** Begin **

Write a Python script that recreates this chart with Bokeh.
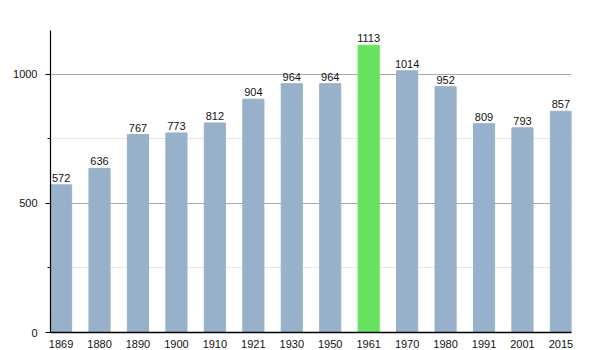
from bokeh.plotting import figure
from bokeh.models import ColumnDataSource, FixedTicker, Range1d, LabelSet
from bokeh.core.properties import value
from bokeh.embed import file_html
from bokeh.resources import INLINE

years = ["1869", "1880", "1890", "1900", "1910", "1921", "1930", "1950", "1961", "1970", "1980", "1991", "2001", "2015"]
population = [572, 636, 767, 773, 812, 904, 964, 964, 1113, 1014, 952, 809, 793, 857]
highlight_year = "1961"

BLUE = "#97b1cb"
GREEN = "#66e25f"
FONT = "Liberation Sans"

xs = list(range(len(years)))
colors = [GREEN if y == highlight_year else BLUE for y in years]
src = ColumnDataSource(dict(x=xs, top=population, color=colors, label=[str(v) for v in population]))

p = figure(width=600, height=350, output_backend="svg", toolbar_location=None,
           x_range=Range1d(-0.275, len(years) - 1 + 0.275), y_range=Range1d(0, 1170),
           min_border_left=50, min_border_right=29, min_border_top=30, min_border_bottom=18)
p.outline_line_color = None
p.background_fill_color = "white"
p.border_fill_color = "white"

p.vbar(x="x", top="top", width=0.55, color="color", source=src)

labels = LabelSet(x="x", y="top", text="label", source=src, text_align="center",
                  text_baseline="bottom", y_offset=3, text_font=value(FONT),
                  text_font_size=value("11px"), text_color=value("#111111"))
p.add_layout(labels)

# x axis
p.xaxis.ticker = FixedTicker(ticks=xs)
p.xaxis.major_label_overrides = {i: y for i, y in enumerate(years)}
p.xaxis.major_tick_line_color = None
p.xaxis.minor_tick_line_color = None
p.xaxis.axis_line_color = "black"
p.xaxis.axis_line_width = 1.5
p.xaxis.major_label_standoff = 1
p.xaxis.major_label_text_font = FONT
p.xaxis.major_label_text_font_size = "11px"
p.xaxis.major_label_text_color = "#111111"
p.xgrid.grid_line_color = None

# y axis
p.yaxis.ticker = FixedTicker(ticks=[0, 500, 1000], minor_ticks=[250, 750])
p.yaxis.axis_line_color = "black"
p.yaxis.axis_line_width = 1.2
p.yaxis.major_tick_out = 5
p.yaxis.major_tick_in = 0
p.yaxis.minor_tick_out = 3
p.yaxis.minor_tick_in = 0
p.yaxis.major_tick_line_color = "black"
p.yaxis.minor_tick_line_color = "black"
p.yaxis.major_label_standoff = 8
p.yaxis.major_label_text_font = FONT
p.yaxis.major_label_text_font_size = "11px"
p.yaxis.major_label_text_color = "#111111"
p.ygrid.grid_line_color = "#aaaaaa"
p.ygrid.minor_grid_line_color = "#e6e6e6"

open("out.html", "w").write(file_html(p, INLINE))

** End **

Copy all the lines of data exactly as they appear, dropping any images.

FINAL RESULT
Write a Python script that recreates this chart with Bokeh.
from bokeh.plotting import figure
from bokeh.models import ColumnDataSource, FixedTicker, Range1d, LabelSet
from bokeh.core.properties import value
from bokeh.embed import file_html
from bokeh.resources import INLINE

years = ["1869", "1880", "1890", "1900", "1910", "1921", "1930", "1950", "1961", "1970", "1980", "1991", "2001", "2015"]
population = [572, 636, 767, 773, 812, 904, 964, 964, 1113, 1014, 952, 809, 793, 857]
highlight_year = "1961"

BLUE = "#97b1cb"
GREEN = "#66e25f"
FONT = "Liberation Sans"

xs = list(range(len(years)))
colors = [GREEN if y == highlight_year else BLUE for y in years]
src = ColumnDataSource(dict(x=xs, top=population, color=colors, label=[str(v) for v in population]))

p = figure(width=600, height=350, output_backend="svg", toolbar_location=None,
           x_range=Range1d(-0.275, len(years) - 1 + 0.275), y_range=Range1d(0, 1170),
           min_border_left=50, min_border_right=29, min_border_top=30, min_border_bottom=18)
p.outline_line_color = None
p.background_fill_color = "white"
p.border_fill_color = "white"

p.vbar(x="x", top="top", width=0.55, color="color", source=src)

labels = LabelSet(x="x", y="top", text="label", source=src, text_align="center",
                  text_baseline="bottom", y_offset=3, text_font=value(FONT),
                  text_font_size=value("11px"), text_color=value("#111111"))
p.add_layout(labels)

# x axis
p.xaxis.ticker = FixedTicker(ticks=xs)
p.xaxis.major_label_overrides = {i: y for i, y in enumerate(years)}
p.xaxis.major_tick_line_color = None
p.xaxis.minor_tick_line_color = None
p.xaxis.axis_line_color = "black"
p.xaxis.axis_line_width = 1.5
p.xaxis.major_label_standoff = 1
p.xaxis.major_label_text_font = FONT
p.xaxis.major_label_text_font_size = "11px"
p.xaxis.major_label_text_color = "#111111"
p.xgrid.grid_line_color = None

# y axis
p.yaxis.ticker = FixedTicker(ticks=[0, 500, 1000], minor_ticks=[250, 750])
p.yaxis.axis_line_color = "black"
p.yaxis.axis_line_width = 1.2
p.yaxis.major_tick_out = 5
p.yaxis.major_tick_in = 0
p.yaxis.minor_tick_out = 3
p.yaxis.minor_tick_in = 0
p.yaxis.major_tick_line_color = "black"
p.yaxis.minor_tick_line_color = "black"
p.yaxis.major_label_standoff = 8
p.yaxis.major_label_text_font = FONT
p.yaxis.major_label_text_font_size = "11px"
p.yaxis.major_label_text_color = "#111111"
p.ygrid.grid_line_color = "#aaaaaa"
p.ygrid.minor_grid_line_color = "#e6e6e6"

open("out.html", "w").write(file_html(p, INLINE))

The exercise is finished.